Witness this from The Daily Caller:

The truth is that we don’t need to spend as much on defense as we’re spending now. We’re spending more on defense than at any time since World War II and almost as much as every other nation combined.

To that end, Senator Rand Paul explained on CNN the day the super committee failed that the proposed cuts would not even result in a reduction in spending compared to current spending levels:

This may surprise some people, but there will be no cuts in military spending because we’re only cutting proposed increases. If we do nothing, military spending goes up 23% over 10 years. If we [make these cuts], it will still go up 16%.

Senator Paul is not new to the fight to apply constitutional corrections to the federal budget. Last year he introduced a measure which would have balanced the budget in five years and reduced the debt by $4 trillion. 

There was no competing proposal (by members of either party) that even approximated the degree of reduction recommended by Senator Paul.

As usual, as the scent of defense cuts wafted through the Capitol, Republicans scurried to find the fresh air of big government.

There were a couple of Senators not offended by the smell, however. Two influential colleagues joined Paul’s fight — Senator Jim DeMint (R-S.C.) and Senator Mike Lee (R-Utah), but their support was insufficient to garner the votes necessary to pass such a “radical” resolution. The vote on the Paul proposal was seven for and 90 against. 
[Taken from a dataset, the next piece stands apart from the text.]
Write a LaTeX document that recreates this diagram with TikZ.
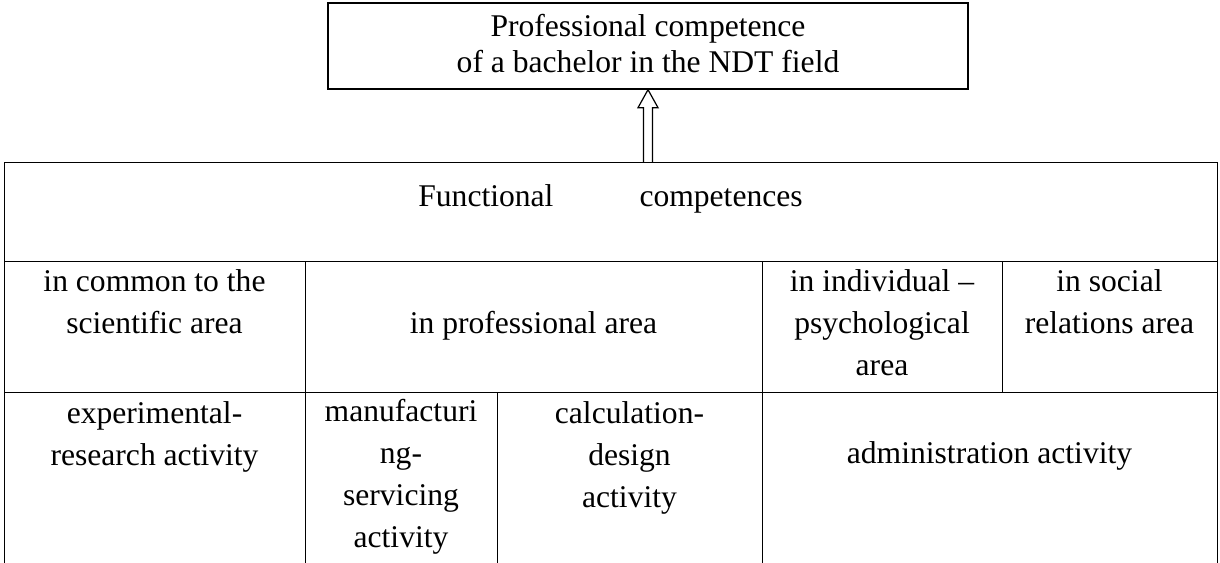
\documentclass[tikz,border=0pt]{standalone}
\usepackage{fontspec}
\setmainfont{Liberation Serif}
\usetikzlibrary{calc}
\tikzstyle{box} = [rectangle, draw=black, line width=0.7pt, inner sep=0pt]
\tikzstyle{cell} = [box, anchor=north west]
\tikzstyle{txt} = [align=center, anchor=base, inner sep=0pt, font=\fontsize{15.8pt}{21pt}\selectfont]
\tikzstyle{hollow} = [line width=0.6pt, line join=miter]

\begin{document}
\begin{tikzpicture}[x=0.5pt, y=-0.5pt]
        \useasboundingbox (0,0) rectangle (1220,562);
        \clip (0,0) rectangle (1220,562);

        % Nodes
        \node (pc) [box, minimum width=320pt, minimum height=43pt] at (648,46) {};
        \node (pcT) [txt, font=\fontsize{15.8pt}{18pt}\selectfont] at (648,72) {Professional competence\\of a bachelor in the NDT field};

        \node (func) [cell, minimum width=606.5pt, minimum height=49.5pt] at (4,162) {};
        \node (common) [cell, minimum width=150.5pt, minimum height=65.5pt] at (4,261) {};
        \node (prof) [cell, minimum width=228.5pt, minimum height=65.5pt] at (305,261) {};
        \node (indiv) [cell, minimum width=120pt, minimum height=65.5pt] at (762,261) {};
        \node (social) [cell, minimum width=107.5pt, minimum height=65.5pt] at (1002,261) {};
        \node (exper) [cell, minimum width=150.5pt, minimum height=90pt] at (4,392) {};
        \node (manuf) [cell, minimum width=96pt, minimum height=90pt] at (305,392) {};
        \node (calc) [cell, minimum width=132.5pt, minimum height=90pt] at (497,392) {};
        \node (admin) [cell, minimum width=227.5pt, minimum height=90pt] at (762,392) {};

        % Texts (placed at the baseline of their last line)
        \node (funcT) [txt] at (610.5,206) {Functional\hspace{43pt}competences};
        \node (commonT) [txt] at (154.5,333) {in common to the\\scientific area};
        \node (profT) [txt] at (533.5,333) {in professional area};
        \node (indivT) [txt] at (882,375) {in individual --\\psychological\\area};
        \node (socialT) [txt] at (1109.5,333) {in social\\relations area};
        \node (experT) [txt] at (154.5,465) {experimental-\\research activity};
        \node (manufT) [txt] at (401,547) {manufacturi\\ng-\\servicing\\activity};
        \node (calcT) [txt] at (629.5,507) {calculation-\\design\\activity};
        \node (adminT) [txt] at (989.5,463) {administration activity};

        % Arrows
        \coordinate (tail) at (func.north -| pc.south);
        \draw [hollow] ($(tail)+(-4.5,0)$) -- ($(pc.south)+(-4.5,18)$) -- ($(pc.south)+(-10,18)$)
                -- (pc.south) -- ($(pc.south)+(10,18)$) -- ($(pc.south)+(4.5,18)$) -- ($(tail)+(4.5,0)$);

\end{tikzpicture}
\end{document}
It isn’t difficult to puzzle out why such a constitutionally sound measure as the one authored by Senator Paul would fail to attract the support of more than seven Senators. The key to understanding this conservative conundrum is found in the words of Senator Lindsey Graham (R-S.C.): “I’m not going to vote for any budget that reduces defense spending by over 40 percent.”

An examination of the plan proffered by Senator Paul reveals that he called for the defense budget to be reduced by only six percent, not the significantly larger 40 percent cited by Senator Graham. Whence comes the discrepancy?

The answer is found in the distinct definitions of “cut” used by the respective Senators. Graham read the word “decrease” and assumed it was a cut, whereas Senator Paul intended “decrease” to mean a reduction in the rate of spending

In response to the call by Senator Paul and others to include the Pentagon in the budget cutting process, Senator Graham is reportedly writing his own bills which would “protect our military” from any attempts by Congress to cut the budget of the Defense Department, fearing that such action was imminent in light of the failure of the Super Committee.

Said Graham: “As every military and civilian defense official has stated, these cuts represent a threat to the national security interests of the United States. They cannot be allowed to occur.”

Regardless of the wisdom in the plans penned by Coburn and Paul, there is little chance that their fellow “conservatives” will sign on and commit themselves to adhering steadfastly to enumerated powers listed in the Constitution. As The Daily Caller commented:

The problem is there’s simply no way to actually do what every Republican loves to talk about — limiting government, balancing budgets, cutting waste — without reducing defense spending. After entitlement spending, defense spending is the second largest part of our budget. You could feasibly gut the entire entitlement system and not touch Pentagon spending, but what politician is going to tell America’s seniors they must do without so Iraq, Afghanistan, Libya and God-knows-where-else can have more?